One college-educated Hoskins Park resident went through a broken marriage. His parents had passed away. He lost his home and family. He had no one to turn to and was found at the uptown men's shelter, where a volunteer picked him up.
Hoskins Park is a Christian ministry whose primary purpose is to share the love of Christ with the poor and homeless by providing housing facilities, clothing, food and other support to those in need.
The men go through a life transformation program. Johnny Allen, program director of the 13-home campus, says the men at Hoskins Park are shown love and grace.
Life coaches work with the residents and explore their problems.
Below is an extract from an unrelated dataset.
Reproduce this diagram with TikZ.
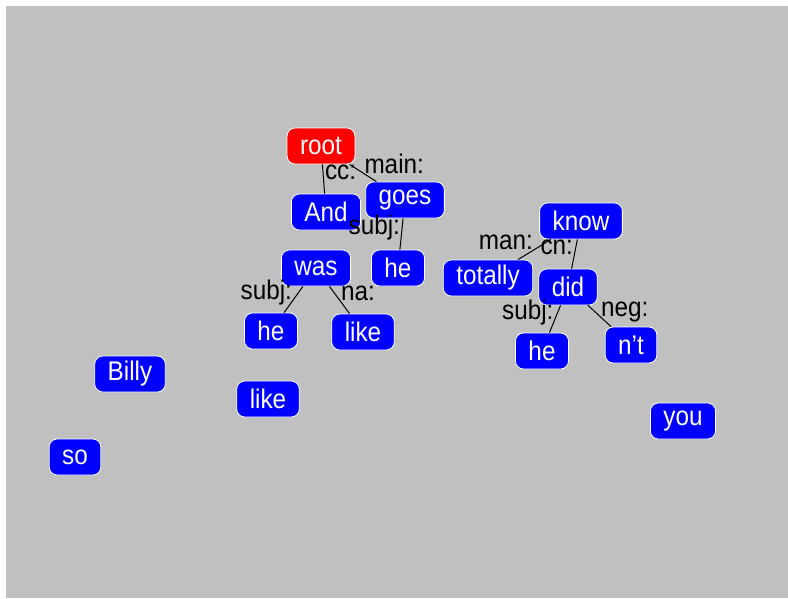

The men are interviewed and asked what they want out of life. The men are required to find some kind of work. They get up early in the morning and search for jobs.
"You will find something, maybe not what you want, but something," said Allen. A few months ago 91 percent of the men had jobs.
Three to five men live in each of the 13 homes on the Hoskins Park campus. They do not pay rent but do pay monthly program fees, once they begin to earn money .
The residents prepare their own meals and do their own housekeeping. They look forward to Thursday nights when Panera Bread Company in Ballantyne stocks their refrigerators with leftover food that wasn't served that day.
Every Monday, volunteers pick up meals from King's Kitchen in uptown Charlotte - enough to feed the 51 residents and staff at Hoskins Park.
Volunteers from Good Shepherd, Christ the King, Steele Creek Church of Charlotte and the Village Church along with Forest Hill Church supply additional food and household furnishings.
Eddie, a former resident, said, "I found a lot at Hoskins Park Ministry. It brought me light, it brought me goodness, it brought me to where I could love myself again, and it brought me to trust many people around me."
When Michael came to Hoskins Park he said, " My life was in shambles....living wrong, drugs, alcohol...all the things that come with an immoral life. God has done great things for me. He spared me. He gave me His grace and mercy. He looked beyond my faults and saw my need."
Tom Wheeler, 51, executive director of ministry says Hoskins Park differs from an ordinary shelter or rehabilitation facility because "we live with and amongst those we serve. We wake up in their presence and we teach them life skills."
Wheeler, once a sales representative for Apple Inc., started his own company, then left his business, resigned his position as assistant director of discipleship at Forest Hill, sold his home and changed his lifestyle to help the homeless. Wheeler bought a house in Hoskins Park next door to Allen, and they have worked together on the ministry since 2002.
On Sept. 11, 2005, Wheeler became an ordained pastor with the Evangelical Church Alliance. Currently he is working on a book called "Bottom Fishing." It's the story of his life, faith and work with Hoskins Park Ministries.